As I continued this pilgrimage my own theology developed, which I have called Judeochristianity. Long ago Julie told me that my destiny in this lifetime would be to build a bridge between Judaism and Christianity. I regret that she did not live to see the writing and publication of my book. But that fulfilled her prophecy for me, and I’ll bet that somehow she knows it.

What is our destiny anyway? Jesus hints at it in the Parable of the Talents (Matthew 25:14-28 ). It is working with what God has given us for the sake of God’s world. It is our contribution to life, and the place in the world that life gives us.

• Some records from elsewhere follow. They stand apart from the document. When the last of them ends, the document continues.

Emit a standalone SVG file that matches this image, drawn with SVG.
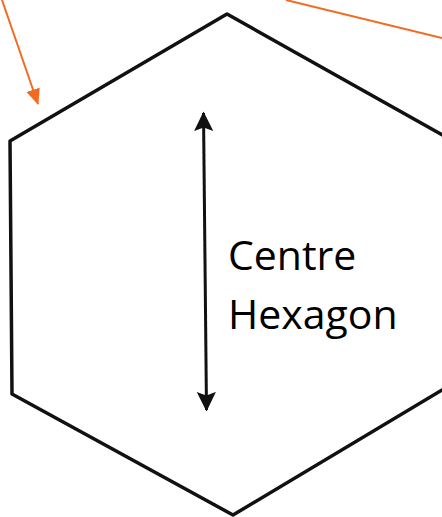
<svg xmlns="http://www.w3.org/2000/svg" width="442" height="517" viewBox="0 0 442 517">
<style>
.hex{fill:none;stroke:#111;stroke-width:3.5;stroke-linejoin:round}
.dim{stroke:#111;stroke-width:3;fill:none}
.orange{stroke:#f26b21;stroke-width:2;fill:none}
.lbl{font-family:"Open Sans","Noto Sans",sans-serif;font-size:41px;fill:#000}
</style>
<defs>
<marker id="ah" markerWidth="7" markerHeight="7" refX="6" refY="3.5" orient="auto-start-reverse" markerUnits="strokeWidth"><path d="M0,0.3 L6.5,3.5 L0,6.7 L1.2,3.5 Z" fill="#111"/></marker>
<marker id="oh" markerWidth="8" markerHeight="8" refX="7.5" refY="4" orient="auto" markerUnits="strokeWidth"><path d="M0,0.5 L8,4 L0,7.5 Z" fill="#f26b21"/></marker>
</defs>
<g id="hexagon">
<polygon class="hex" points="10,141 227,14 462,146 462,378 233,515 12,394"/>
</g>
<g id="label">
<text class="lbl" x="228" y="270">Centre</text>
<text class="lbl" x="228" y="329">Hexagon</text>
</g>
<g id="connectors">
<line class="dim" x1="203.5" y1="113" x2="206.5" y2="410" marker-start="url(#ah)" marker-end="url(#ah)"/>
<line class="orange" x1="2" y1="0" x2="38" y2="104" marker-end="url(#oh)"/>
<line class="orange" x1="286" y1="0" x2="442" y2="38"/>
</g>
</svg>
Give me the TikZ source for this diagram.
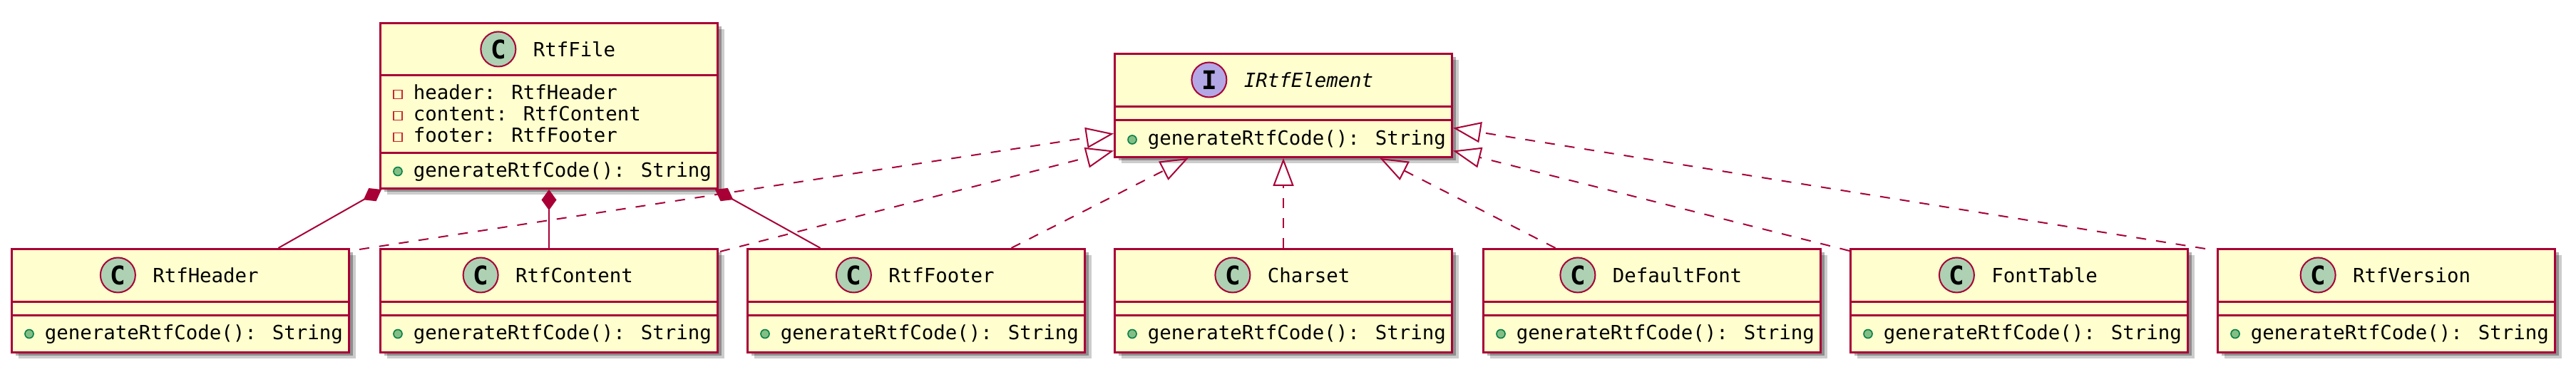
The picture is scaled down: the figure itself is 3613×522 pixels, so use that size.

Our destiny is the fulfillment of our individuality during our earthly life. It is like the flowering of a planted seed. The seed is the person; the flower is the destiny. In biblical terms, our destiny encompasses the resources given to each one of us as their steward; for each it is different and unique. Destiny is not a deterministic “plan.” It is not something that happens no matter what. It is rather the realization of the specific goodness given to each of us as a potentiality. (The Real Presence of God)

Years ago, when I was music therapist at Cabrini Hospice and provided the music for their memorial masses, the priest who delivered the homily told the audience, in a gesture of consolation, that “this world is not our home.” I pondered that for a long time, so one day when I saw him in the hospital I felt compelled to ask, “Father Dan, if this world is not our home, then why are we here?” His terse reply: “to build God’s creation.” Of course! What other reason could possibly make sense of all that we go through?

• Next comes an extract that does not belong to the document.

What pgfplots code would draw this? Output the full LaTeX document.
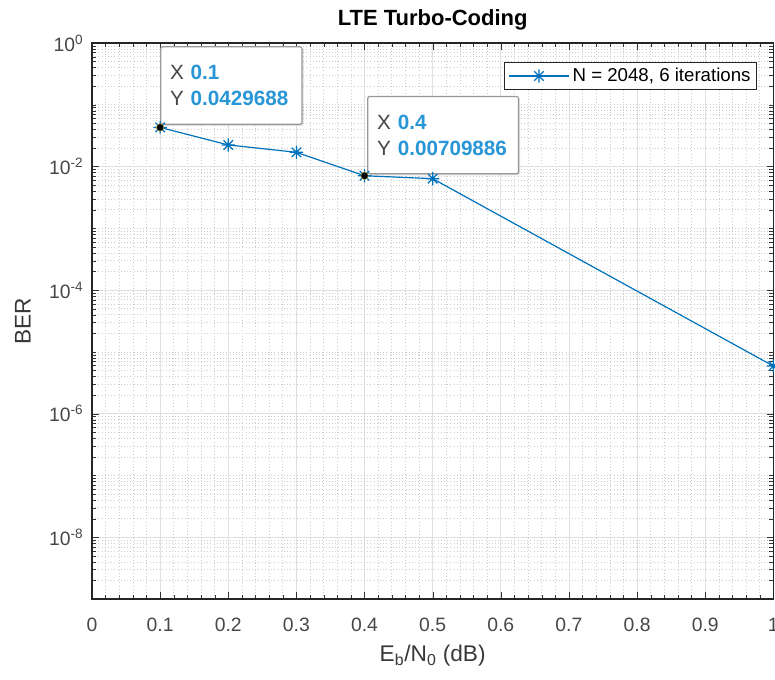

Our destiny is a gift but not a given. We must choose to seek it. We participate in building God’s creation by seeking our destiny, so that our lives conform to the vision of a God who is All Goodness. And it is important to understand that “destiny” is not just for those with exceptional talent or education. That is the message of Jesus’s Parable of the Talents: we all have a destiny, no less sacred if seemingly modest. Again a long time ago, while I was working the night shift as an Admitting Office volunteer at Roosevelt Hospital, I started talking to a cleaning lady on the night crew. I don’t remember how our conversation took this turn, but after describing (with no resentment or regret) something of what it was like to be black and poor and left behind by the political process, she told me how important it was to have faith, and she said it with such confidence and authority that I was struck by the sense of a presence greater than she, commanding my attention in a way I did not dare ignore. I don’t remember her name, and clearly she led a very modest existence, but I knew she had a calling and found it, because I still can’t recall that encounter without feeling shaken, and I was in high school then and now am old enough to retire.

I am still learning these principles of faith, still trying to draw from the wisdom of all these people who were sent to guide me. As I continue working with these experiences I come a little closer to the faith I never had as a child but so admire in the many people who have shown it to me: not a faith based on dogma or creed, but on the commitment to love in a way that pulls us beyond ourselves and gives our lives a sense of direction.

This is why it is so helpful to recognize, when we are given the chance, these people who are on the path. They point us toward a direction in our lives that surpasses our own limited efforts. If we can begin to see that directedness working in our own lives, we will find something we can trust in spite of the threats to our being that surround us constantly. We will even find reassurance that our own mistakes cannot deflect us from our destiny. These divinely appointed couriers, whom we must recognize in spite of their human form, can show us that God is real.

Know your teachers. Trust your journey.